Thanks for your insight.  I'll clarify a couple of things incase it changes
your advice.

My response is a ratio of two measures taken during a bird's path, which
varies from 0  to 1, so I cannot convert it columns of the number of
successes.  It has to be reported as the proportion.  I could logit
transform it to make it normal, but I am trying to avoid that so I can
analyze it directly.

The subjects are individual birds and I have a range of sample sizes from
each bird (from 8 to >200, average of about 75 measurements/bird).

Thanks!
Cam


On 12/3/06 3:47 PM, "Prof Brian Ripley" <ripley at stats.ox.ac.uk> wrote:

> On Sun, 3 Dec 2006, John Fox wrote:
> 
>> Dear Cameron,
>> 
>>> -----Original Message-----
>>> From: r-help-bounces at stat.math.ethz.ch
>>> [mailto:r-help-bounces at stat.math.ethz.ch] On Behalf Of Cameron Gillies
>>> Sent: Sunday, December 03, 2006 1:58 PM
>>> To: r-help at stat.math.ethz.ch
>>> Subject: [R] lmer and a response that is a proportion
>>> 
>>> Greetings all,
>>> 
>>> I am using lmer (lme4 package) to analyze data where the
>>> response is a proportion (0 to 1).  It appears to work, but I
>>> am wondering if the analysis is treating the response
>>> appropriately - i.e. can lmer do this?
>>> 
>> 
>> As far as I know, you can specify the response as a proportion, in which
>> case the binomial counts would be given via the weights argument -- at least
>> that's how it's done in glm(). An alternative that should be equivalent is
>> to specify a two-column matrix with counts of "successes" and "failures" as
>> the response. Simply giving the proportion of successes without the counts
>> wouldn't be appropriate.
>> 
>>> I have used both family=binomial and quasibinomial - is one
>>> more appropriate when the response is a proportion?  The
>>> coefficient estimates are identical, but the standard errors
>>> are larger with family=binomial.
>>> 
>> 
>> The difference is that in the binomial family the dispersion is fixed to 1,
>> while in the quasibinomial family it is estimated as a free parameter.

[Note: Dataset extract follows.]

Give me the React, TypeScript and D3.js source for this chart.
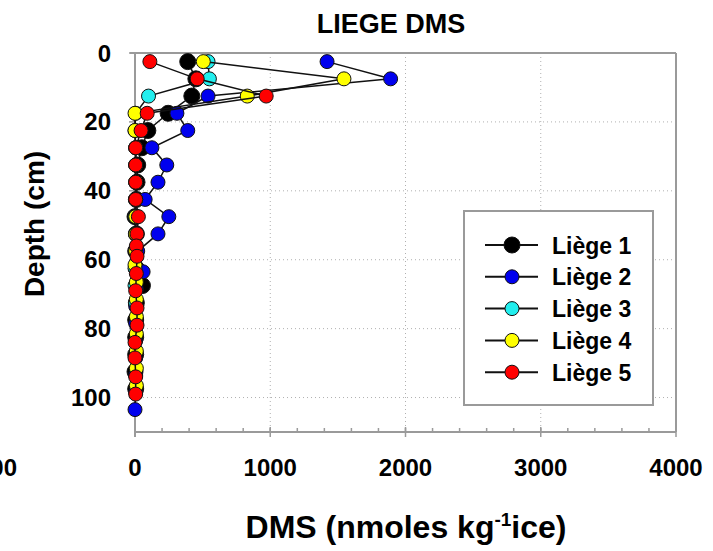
import React from "react";
import * as d3 from "d3";

const seriesNames = ["Liège 1", "Liège 2", "Liège 3", "Liège 4", "Liège 5"];
const seriesColors = ["#000000", "#0000ee", "#22eeee", "#ffff00", "#ff0000"];

const depth1 = [2.5, 7.5, 12.5, 17.5, 22.5, 27.5, 32.5, 37.5, 42.5, 47.5, 52.5, 57.5, 62.5, 67.5, 72.5, 77.5, 82.5, 87.5, 92.5, 97.5];
const dms1 = [390, 450, 420, 245, 95, 50, 20, 15, 10, 0, 10, 5, 10, 55, 10, 5, 5, 5, 0, 5];

const depth2 = [2.5, 7.5, 12.5, 17.5, 22.5, 27.5, 32.5, 37.5, 42.5, 47.5, 52.5, 57.5, 63.5, 68.5, 73.5, 78.5, 83.5, 88.5, 93.5, 98.5, 103.5];
const dms2 = [1420, 1890, 540, 310, 390, 125, 235, 170, 75, 250, 170, 20, 60, 10, 5, 5, 5, 5, 5, 5, 0];

const depth3 = [2.5, 7.5, 12.5, 17.5, 22.5, 27.5, 32.5, 37.5, 42.5, 47.5, 52.5, 57.5, 62.5, 67.5, 72.5];
const dms3 = [540, 550, 100, 5, 0, 5, 5, 5, 5, 0, 5, 5, 0, 0, 5];

const depth4 = [2.5, 7.5, 12.5, 17.5, 22.5, 27.5, 32.5, 37.5, 42.5, 47.5, 52.5, 57.5, 61.5, 66.5, 71.5, 76.5, 81.5, 86.5, 91.5, 96.5];
const dms4 = [505, 1545, 830, 0, 0, 5, 5, 5, 5, 5, 5, 5, 0, 10, 10, 10, 10, 10, 10, 10];

const depth5 = [2.5, 7.5, 12.5, 17.5, 22.5, 27.5, 32.5, 37.5, 42.5, 47.5, 52.5, 56, 59, 64, 69, 74, 79, 84, 88.5, 94, 99];
const dms5 = [110, 460, 970, 90, 45, 5, 5, 5, 5, 25, 15, 10, 15, 10, 5, 15, 15, 0, 0, 5, 5];

const allDepths = [depth1, depth2, depth3, depth4, depth5];
const allDms = [dms1, dms2, dms3, dms4, dms5];

const xTicks = [0, 1000, 2000, 3000, 4000];
const xMinorTicks = d3.range(0, 4001, 200);
const yTicks = [0, 20, 40, 60, 80, 100];
const cutLabel = "-1000";

const FONT = "'Liberation Sans', Arial, Helvetica, sans-serif";

export default function App() {
  const W = 713, H = 551;
  const x = d3.scaleLinear().domain([0, 4000]).range([135, 676]);
  const y = d3.scaleLinear().domain([0, 110]).range([53, 432]);
  const line = d3.line<[number, number]>().x((d) => x(d[0])).y((d) => y(d[1]));
  const gridColor = "#b0b0b0";
  const axisColor = "#9a9a9a";

  return (
    <svg width={W} height={H} style={{ position: "absolute", left: 0, top: 0, background: "#fff" }} fontFamily={FONT}>
      <rect x={0} y={0} width={W} height={H} fill="#fff" />
      <text x={391} y={33} textAnchor="middle" fontSize={27} fontWeight="bold">LIEGE DMS</text>

      {/* grid */}
      {xTicks.slice(1, -1).map((t) => (
        <line key={"gx" + t} x1={x(t)} x2={x(t)} y1={y(0)} y2={y(110)} stroke={gridColor} strokeWidth={1} strokeDasharray="1,3" />
      ))}
      {yTicks.slice(1).map((t) => (
        <line key={"gy" + t} x1={x(0)} x2={x(4000)} y1={y(t)} y2={y(t)} stroke={gridColor} strokeWidth={1} strokeDasharray="1,3" />
      ))}

      {/* frame */}
      <line x1={x(0) - 5} x2={x(4000)} y1={y(0)} y2={y(0)} stroke={axisColor} strokeWidth={2} />
      <line x1={x(4000)} x2={x(4000)} y1={y(0)} y2={y(110)} stroke={axisColor} strokeWidth={2} />
      <line x1={x(0)} x2={x(0)} y1={y(0)} y2={y(110) + 5} stroke={axisColor} strokeWidth={2} />
      <line x1={x(0)} x2={x(4000)} y1={y(110)} y2={y(110)} stroke={axisColor} strokeWidth={2} />

      {/* x ticks */}
      {xMinorTicks.map((t) => (
        <line key={"mx" + t} x1={x(t)} x2={x(t)} y1={y(110) - 4} y2={y(110)} stroke={axisColor} strokeWidth={1.5} />
      ))}
      {xTicks.map((t) => (
        <line key={"tx" + t} x1={x(t)} x2={x(t)} y1={y(110) - 5} y2={y(110) + 5} stroke={axisColor} strokeWidth={1.5} />
      ))}
      {xTicks.map((t) => (
        <text key={"lx" + t} x={x(t)} y={476} textAnchor="middle" fontSize={24} fontWeight="bold">{t}</text>
      ))}
      <text x={17} y={476} textAnchor="end" fontSize={24} fontWeight="bold">{cutLabel}</text>

      {/* y ticks */}
      {yTicks.map((t) => (
        <line key={"ty" + t} x1={x(0) - 6} x2={x(0)} y1={y(t)} y2={y(t)} stroke={axisColor} strokeWidth={1.5} />
      ))}
      {yTicks.map((t) => (
        <text key={"ly" + t} x={111} y={y(t) + 8.5} textAnchor="end" fontSize={24} fontWeight="bold">{t}</text>
      ))}

      {/* axis titles */}
      <text x={406} y={538} textAnchor="middle" fontSize={32} fontWeight="bold">
        DMS (nmoles kg<tspan fontSize={19} dy={-12}>-1</tspan><tspan dy={12}>ice)</tspan>
      </text>
      <text transform={`translate(44, 224) rotate(-90)`} textAnchor="middle" fontSize={28} fontWeight="bold">Depth (cm)</text>

      {/* series */}
      {allDms.map((vals, si) => {
        const pts = vals.map((v, i) => [v, allDepths[si][i]] as [number, number]);
        return (
          <g key={"s" + si}>
            <path d={line(pts) || ""} fill="none" stroke="#111" strokeWidth={1.5} />
            {pts.map((p, i) => (
              <circle key={i} cx={x(p[0])} cy={y(p[1])} r={si === 0 ? 8 : 7} fill={seriesColors[si]} stroke="#111" strokeWidth={1} />
            ))}
          </g>
        );
      })}

      {/* legend */}
      <rect x={464} y={211} width={189} height={194} fill="#fff" stroke={axisColor} strokeWidth={2} />
      {seriesNames.map((n, i) => {
        const ly = 245 + i * 31.8;
        return (
          <g key={"lg" + i}>
            <line x1={485} x2={538} y1={ly} y2={ly} stroke="#111" strokeWidth={2} />
            <circle cx={512} cy={ly} r={i === 0 ? 8 : 7} fill={seriesColors[i]} stroke="#111" strokeWidth={1} />
            <text x={552} y={ly + 8.5} fontSize={23} fontWeight="bold">{n}</text>
          </g>
        );
      })}
    </svg>
  );
}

If
>> the standard errors are larger with family=binomial, then that suggests that
>> the data are underdispersed (relative to the binomial); if the difference is
>> substantial -- the factor is just the square root of the estimated
>> dispersion -- then the binomial model is probably not appropriate for the
>> data.
> 
> John's last deduction is appropriate to a GLM, but not necessarily to a
> GLMM. I don't have detailed experience with lmer for binomial, but I do
> for various other fitting routines for GLMM.  Remember there are at least
> two sources of randomness in a GLMM, and let us keep it simple and have
> just a subject effect and a measurement error.  Then if over-dispersion is
> happening within subjects, forcing the binomial dispersion (at the
> measurement level) to 1 tends to increase the estimate of the
> subject-level variance component to compensate, and in turn increase some
> of the standard errors.
> 
> (Please note the 'tends' in that para, as the details of the design do
> matter.  For cognescenti, think about plot and sub-plot treatments in a
> split-plot design.)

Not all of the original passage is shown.